Now this guy gets a drink, puts it on the bar, and knocks it over on me. “Take your dumb ass back across the river,” he says.

Nothing’s going to appease this guy. I see Tony listening to this, getting that cuckoo look in his eye, his hand in his jacket pocket.

My theory is, you don’t get into an argument because you don’t know what will develop—some guy pulls a gun or goes outside and brings back twenty guys. Plus Mirra may be on the verge of pulling out his knife to stick this guy. I have to end it quick.

I say, “You wanna step outside?”

“Yeah.” He gets up off his stool, and I give him a shot right there, because I’m not going outside. Another guy jumps in, Mirra smacks him. The first guy comes at me again, I clock him with a bottle.

I say to Mirra, “Let’s get the fuck outa here.”

“Yeah, let’s go,” he says.

We scram before the cops come.

“Why didn’t you just stick the cocksucker?” Tony says. “I was gonna do it for you.”

Embarrassed? Yeah, I was. Here I am an FBI agent, a thirty-eight-year-old man, getting into a bar fight. I didn’t even want to be in that joint with Anthony Mirra. But because I was, that’s the kind of thing that can happen. And when it does, the best thing you can do is handle it quick so it doesn’t get out of control. I don’t believe in arguing.

Often on Friday and Saturday nights we hung out at Cecil’s. I learned that Cecil’s was one of the joints Mirra had muscled in on. The owners paid him a weekly cut, a salary for the privilege of having him around. Sometimes he’d tell me to watch the bartenders and manager to make sure they weren’t clipping the joint.

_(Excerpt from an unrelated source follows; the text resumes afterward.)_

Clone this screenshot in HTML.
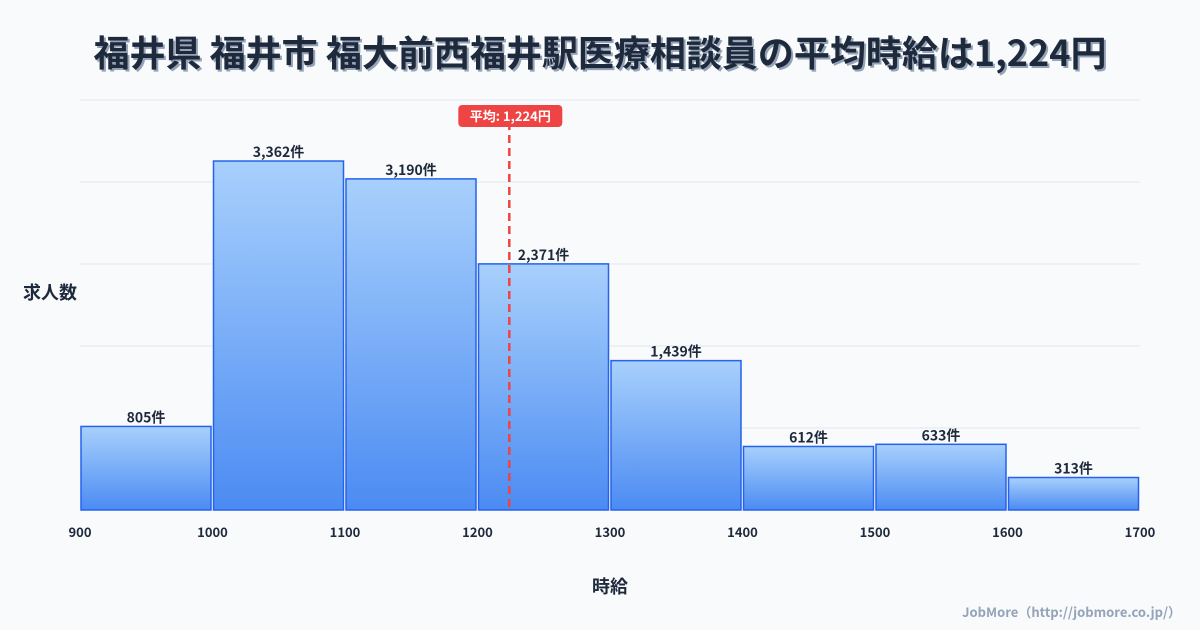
<!DOCTYPE html>
<html><head><meta charset="utf-8"><style>
body{margin:0;width:1200px;height:630px;background:#f8fafc;overflow:hidden;font-family:"Liberation Sans","Noto Sans CJK JP",sans-serif}
svg{position:absolute;left:0;top:0}
</style></head><body>
<svg id="c" width="1200" height="630">
<defs><linearGradient id="g" x1="0" y1="0" x2="0" y2="1"><stop offset="0" stop-color="#a8d0fc"/><stop offset="1" stop-color="#4b8bf2"/></linearGradient></defs>
<text x="602" y="68" text-anchor="middle" font-size="36" font-weight="bold" fill="#94a3b8" font-family="Noto Sans CJK JP, sans-serif">福井県 福井市 福大前西福井駅医療相談員の平均時給は1,224円</text>
<text x="600" y="66" text-anchor="middle" font-size="36" font-weight="bold" fill="#1e293b" font-family="Noto Sans CJK JP, sans-serif">福井県 福井市 福大前西福井駅医療相談員の平均時給は1,224円</text>
<text x="50" y="299" text-anchor="middle" font-size="18" font-weight="bold" fill="#1e293b" font-family="Noto Sans CJK JP, sans-serif">求人数</text>
<text x="610" y="593" text-anchor="middle" font-size="18" font-weight="bold" fill="#1e293b" font-family="Noto Sans CJK JP, sans-serif">時給</text>
<text x="1181" y="617" text-anchor="end" font-size="13" font-weight="bold" fill="#94a3b8" font-family="Noto Sans CJK JP, sans-serif">JobMore（http://jobmore.co.jp/）</text>
<g id="grid"></g><g id="bars"></g><g id="ticks"></g><g id="avg"></g>
</svg>
<script>
const binStarts=[900,1000,1100,1200,1300,1400,1500,1600];
const counts=[805,3362,3190,2371,1439,612,633,313];
const xTicks=[900,1000,1100,1200,1300,1400,1500,1600,1700];
const avgValue=1224;
const avgLabel="平均: 1,224円";
const X0=80,X1=1140,XMIN=900,XMAX=1700,Y0=510,Y1=100,YMAX=3950;
const x=v=>X0+(v-XMIN)/(XMAX-XMIN)*(X1-X0);
const y=v=>Y0-v/YMAX*(Y0-Y1);
const NS="http://www.w3.org/2000/svg";
function mk(t,a,p){const e=document.createElementNS(NS,t);for(const k in a)e.setAttribute(k,a[k]);p.appendChild(e);return e;}
const grid=document.getElementById('grid');
for(let i=1;i<=5;i++){const gy=y(YMAX*i/5);const l=mk('line',{x1:X0,x2:X1,y1:gy,y2:gy,stroke:'#e2e8f0','stroke-width':1},grid);

}
const bars=document.getElementById('bars');
binStarts.forEach((b,i)=>{const x0=x(b)+1,x1=x(b+100)-1.5,top=y(counts[i]);
const r=mk('rect',{x:x0,y:top,width:x1-x0,height:Y0-top,fill:'url(#g)',stroke:'#2563eb','stroke-width':1.5},bars);


const t=mk('text',{x:(x0+x1)/2,y:top-4,'text-anchor':'middle','font-size':14,'font-weight':'bold',fill:'#1e293b','font-family':'Noto Sans CJK JP, sans-serif'},bars);
t.textContent=counts[i].toLocaleString('en-US')+'件';

});
const tk=document.getElementById('ticks');
xTicks.forEach(v=>{const t=mk('text',{x:x(v),y:537,'text-anchor':'middle','font-size':13,'font-weight':'bold',fill:'#1e293b','font-family':'Noto Sans CJK JP, sans-serif'},tk);
t.textContent=v;

});
const av=document.getElementById('avg');const ax=x(avgValue);
const dl=mk('line',{x1:ax,x2:ax,y1:122,y2:Y0,stroke:'#ef4444','stroke-width':2.5,'stroke-dasharray':'8,5'},av);


const br=mk('rect',{x:ax-51,y:105,width:104,height:22,rx:4,fill:'#ef4444'},av);


const bt=mk('text',{x:ax+1,y:121,'text-anchor':'middle','font-size':13,'font-weight':'bold',fill:'#fff','font-family':'Noto Sans CJK JP, sans-serif'},av);
bt.textContent=avgLabel;


</script>
</body></html>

If he didn’t make $5,000 there on a weekend, he went cuckoo. One Friday night, out of the blue he decided he wasn’t making enough money out of the joint, so everybody would be charged five dollars at the door. The manager and I tried to talk him out of it, because you couldn’t just suddenly change the policy on the regular clientele, but Mirra wanted the money.

“Tonight everybody gets charged a fin,” he said. “Everybody.”

He told the kid at the door to collect, and sent me over there to make sure everybody paid.

Customers complained, but they paid. Then three guys came to the door with three girls. “We don’t pay no charges,” one of them said. They started to elbow their way past the kid at the door.

I recognized the guys as wiseguys, friends of Mirra’s. But I felt like busting some balls. I stepped in front of them. “Everybody that comes in tonight pays five bucks,” I said.

“We don’t pay.”

“Then you don’t come in.”

“Who the fuck are you? Who you with?”

The question meant, What mob crew was I with? I played dumb. “I’m here by myself.”

“You know who I am?”

“I don’t wanna know. But if you’re some kind of big-time operator, you ought to be able to come up with thirty bucks for you and your girlfriends.”

“I wanna see Tony Mirra!”

“You wanna see Tony, give me five bucks, you can go right in and see him.”

Now the guys are very embarrassed in front of their girlfriends, and they start a ruckus, shouting and shoving. Mirra comes over.

“These guys don’t wanna pay the five bucks, Tony,” I say.

“Not these guys, you fucking idiot,” he says.

“Tony, I’m just doing what you told me to do. You didn’t say wiseguys come in free.”

“These guys get in.”

“You guys get in,” I say to the bunch, giving them a big smile.